> [To be done]:
Print the listing from its top line through the line containing "plt.rcParams['font.family'] = ['Liberation", nothing more, and leave out the pictures.

+--

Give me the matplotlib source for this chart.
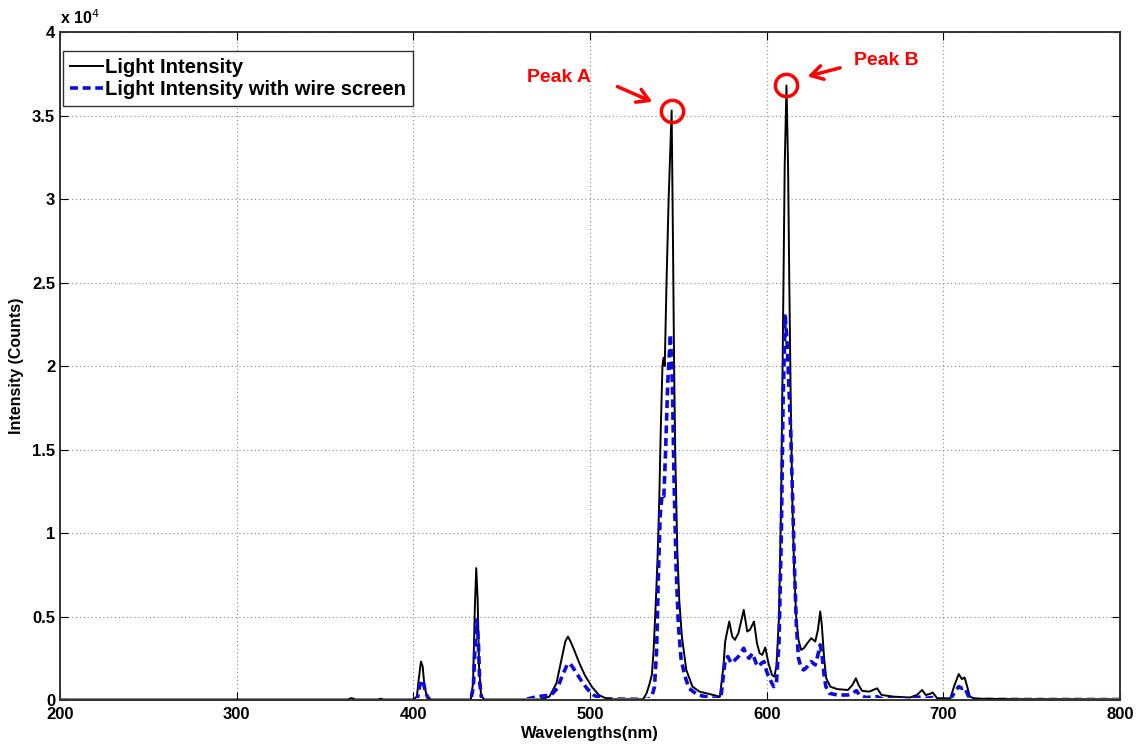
import matplotlib
matplotlib.use("Agg")
import matplotlib.pyplot as plt
from matplotlib.patches import Rectangle
from matplotlib.ticker import FuncFormatter, MultipleLocator

plt.rcParams['font.family'] = ['Liberation Sans', 'DejaVu Sans']

# ---- data (intensity in counts) ----
wl_plain = [200, 300, 363, 365, 367, 380, 381.5, 383, 400, 402, 403, 404.3, 405.3, 406.3, 408, 410,
            432.5, 433.8, 434.8, 435.6, 436.4, 437.2, 438.3, 440, 472, 477, 481, 484, 486, 487.5, 489,
            491, 494, 497, 501, 505, 509, 513, 530, 532, 533.5, 535, 536, 537.3, 538.2, 539.2, 540,
            541, 541.6, 542.3, 543.3, 544.5, 546.2, 547, 547.6, 548.2, 549.4, 550.5, 552, 554.5, 558,
            562, 566, 573.5, 575.5, 576.5, 578.8, 580.5, 582, 584, 587, 589, 590.5, 592.8, 594.5, 596,
            597.5, 599.2, 601, 603, 604.3, 605.5, 607, 608.2, 609.2, 610.2, 611.2, 612.1, 612.8, 613.6,
            614.5, 615.5, 616.7, 618, 619.5, 621, 623, 625.2, 627.5, 629, 630.3, 631.2, 632.5, 633.7,
            636, 640, 646, 648.5, 650.5, 652, 654, 658, 662.5, 665, 672, 681, 685, 688, 690, 692, 694,
            696.5, 704, 706, 708.7, 710.5, 712, 713.5, 715, 718, 740, 800]
int_plain = [30, 30, 30, 120, 30, 30, 80, 30, 30, 200, 1200, 2300, 2000, 800, 100, 30,
             30, 1000, 5500, 7900, 6000, 2000, 300, 30, 30, 200, 1000, 2500, 3500, 3800, 3500,
             3000, 2200, 1500, 800, 300, 100, 40, 40, 400, 900, 1500, 3000, 6000, 8400, 12000, 16000,
             20000, 20500, 20000, 25000, 30000, 35300, 27000, 20000, 15000, 9000, 6000, 3800, 1800, 800,
             500, 400, 200, 2000, 3500, 4700, 3800, 3600, 4000, 5400, 4100, 4200, 4700, 3400, 2800,
             2700, 3150, 2200, 1500, 1400, 2000, 5000, 12000, 22000, 32000, 36800, 32000, 25000, 18000,
             12000, 8000, 5000, 3600, 3000, 3100, 3400, 3700, 3500, 4200, 5300, 4500, 2500, 1300,
             800, 650, 600, 900, 1300, 900, 550, 500, 700, 300, 200, 150, 300, 600, 300, 350, 450,
             100, 100, 800, 1550, 1250, 1350, 800, 200, 80, 50, 40]

wl_screen = [200, 401, 402.5, 403.5, 404.8, 405.8, 407, 408.5, 410, 432.5, 434, 435, 436, 436.8, 437.6,
             438.6, 440, 462, 470, 478, 481.5, 484.5, 487, 488.5, 490, 493, 496, 499, 502, 505, 509, 533,
             535, 536.5, 537.7, 538.7, 539.7, 540.8, 541.8, 542.8, 544, 545.5, 546.6, 547.6, 548.7,
             550, 551.5, 553.5, 556, 561, 568, 574, 575.5, 576.5, 578, 580, 582, 584, 587, 588.5, 590,
             592, 594, 595.5, 597, 598.5, 600, 602, 604, 605.5, 607, 608.3, 609.3, 610.5, 611.5, 612.5,
             613.6, 614.7, 615.7, 616.8, 618, 619.6, 621, 623, 625.2, 627.5, 629, 630.3, 631.2, 632.5,
             633.5, 635.5, 640, 646, 648.5, 650.8, 652.5, 656, 662.5, 665, 680, 688, 690, 694, 696,
             704, 706.5, 708.7, 710.5, 712, 713.5, 715, 720, 800]
int_screen = [0, 0, 200, 800, 1200, 1000, 400, 100, 0, 0, 800, 3500, 4800, 3500, 1000,
              100, 0, 0, 200, 300, 700, 1500, 2100, 2200, 2000, 1500, 1000, 600, 300, 150, 60, 40,
              200, 800, 3000, 7500, 11000, 12300, 12200, 15000, 19000, 21900, 19000, 13000, 8000,
              4500, 2500, 1500, 700, 300, 150, 50, 1500, 2400, 2600, 2200, 2400, 2600, 3100, 2700, 2500,
              2800, 2200, 2000, 2200, 2300, 1700, 1200, 800, 1000, 3500, 10000, 18000, 23000, 21500, 19000,
              16000, 12000, 8000, 4500, 2500, 1900, 1800, 2000, 2300, 2100, 2700, 3300, 2800, 1500,
              800, 400, 300, 300, 400, 560, 300, 150, 200, 80, 50, 200, 100, 150, 40,
              40, 500, 800, 700, 750, 400, 80, 30, 30]

labels = ['Light Intensity', 'Light Intensity with wire screen']
peak_labels = ['Peak A', 'Peak B']
peak_wl = [546.2, 611.2]
peak_int = [35300, 36800]

fig = plt.figure(figsize=(11.43, 7.45), dpi=100)
ax = fig.add_axes([0.0525, 0.0604, 0.9274, 0.8966])

ax.plot(wl_plain, int_plain, color='black', lw=1.4, label=labels[0], zorder=2.0)
blue, = ax.plot(wl_screen, int_screen, color='#0a0ae0', lw=2.6, ls=(0, (2.2, 1.3)),
                label=labels[1], zorder=2.1)
clip = Rectangle((0, 0.0032), 1, 1, transform=ax.transAxes, fill=False, visible=False)
ax.add_patch(clip)
blue.set_clip_path(clip)

ax.set_xlim(200, 800)
ax.set_ylim(0, 40000)
ax.xaxis.set_major_locator(MultipleLocator(100))
ax.yaxis.set_major_locator(MultipleLocator(5000))
ax.yaxis.set_major_formatter(FuncFormatter(lambda v, p: '%g' % (v / 1e4)))
ax.grid(True, ls=(0, (1, 2.5)), color='#888888', lw=0.8)
ax.tick_params(direction='in', length=6, top=True, right=True, labelsize=12, width=0.8)
ax.tick_params(axis='x', pad=5)
for lab in ax.get_xticklabels() + ax.get_yticklabels():
    lab.set_fontweight('bold')
for s in ax.spines.values():
    s.set_color('#333333')
    s.set_linewidth(1.4)
    s.set_zorder(2.5)

ax.set_xlabel('Wavelengths(nm)', fontsize=12, fontweight='bold', labelpad=3)
ax.set_ylabel('Intensity (Counts)', fontsize=11.5, fontweight='bold', labelpad=6)
ax.text(0.0, 1.008, r'x 10$^{4}$', transform=ax.transAxes, fontsize=11.5, fontweight='bold',
        ha='left', va='bottom')

leg = ax.legend(loc='upper left', bbox_to_anchor=(0.003, 0.972), borderaxespad=0,
                prop={'weight': 'bold', 'size': 14.6}, fancybox=False, edgecolor='#333333',
                framealpha=1, handlelength=1.6, handletextpad=0.12, borderpad=0.35,
                labelspacing=0.15)
leg.get_frame().set_linewidth(1.0)
leg.set_zorder(6)

# peak markers and annotations
ax.plot(peak_wl, peak_int, ls='none', marker='o', ms=16, mfc='none', mec='red', mew=2.5, zorder=5)
ax.annotate('', xy=(536.7, 35750), xytext=(514.1, 36800),
            arrowprops=dict(arrowstyle='->,head_length=0.85,head_width=0.5', color='red', lw=2.5))
ax.annotate('', xy=(621.6, 37300), xytext=(643.1, 37900),
            arrowprops=dict(arrowstyle='->,head_length=0.85,head_width=0.5', color='red', lw=2.5))
ax.text(482.4, 37300, peak_labels[0], color='red', fontsize=14, fontweight='bold', ha='center', va='center')
ax.text(667.5, 38300, peak_labels[1], color='red', fontsize=14, fontweight='bold', ha='center', va='center')

fig.savefig('out.png', dpi=100)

+--

> [Result]:
Give me the matplotlib source for this chart.
import matplotlib
matplotlib.use("Agg")
import matplotlib.pyplot as plt
from matplotlib.patches import Rectangle
from matplotlib.ticker import FuncFormatter, MultipleLocator

plt.rcParams['font.family'] = ['Liberation Sans', 'DejaVu Sans']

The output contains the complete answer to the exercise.